Model-Based Testing of Big Data Systems (MBT4BID)

Big Data has now become a very important driver for innovation, competition and growth for various industries such as health, administration, agriculture, defense, and education. Developing Big Data systems, however, is not trivial and relies on disruptive technologies such as Cloud Computing, Internet of Things and Data Analytics. Big data systems are inherently distributed systems consisting of multiple heterogeneous nodes. As such, architecting Big Data Systems require to explicitly deal with concurrency, reliability, consistency, time performance, consistency, and replication concerns. As systems grow and tend to include thousands of processing nodes and disks, geographically distributed across data centres designing scalable Big Data

Systems that meet these quality concerns becomes a serious problem.

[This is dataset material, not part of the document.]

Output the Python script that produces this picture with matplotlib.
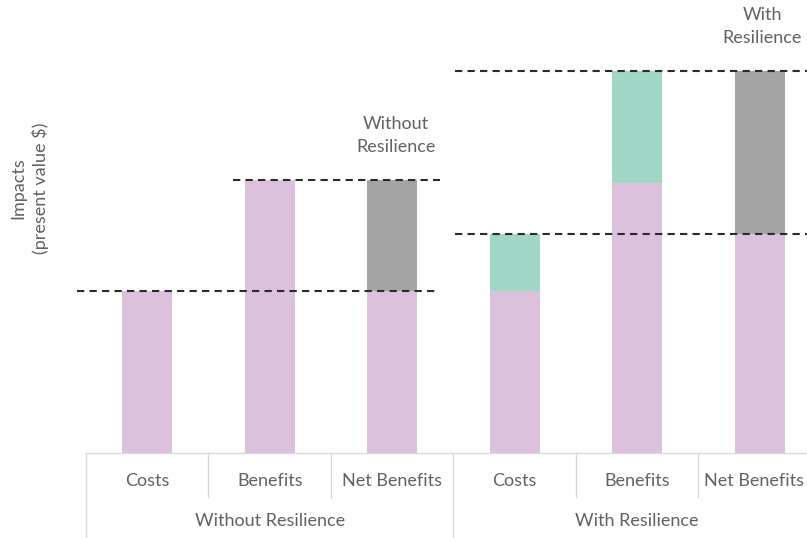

An important challenge of Big Data systems is ensuring consistency with respect to the defined specifications. A popular approach for checking whether a system meets the specification and its intended purpose is software testing. Testing a system requires executing the test cases that can detect the potential defects in the program. In general, exhaustive testing is not possible or practical for most real programs due to the large number of possible inputs and sequences of operations. In particular, for Big Data systems exhaustive testing is not possible. Because of the large set of possible tests only a selected set of tests can be executed within feasible time limits. As such, the key challenge of testing is how to select the tests that are most likely to expose failures in the system. In this project we aim to address the challenges for testing Big Data systems. In particular, we will focus on providing a systematic approach for architecture-driven model-based testing of big data systems.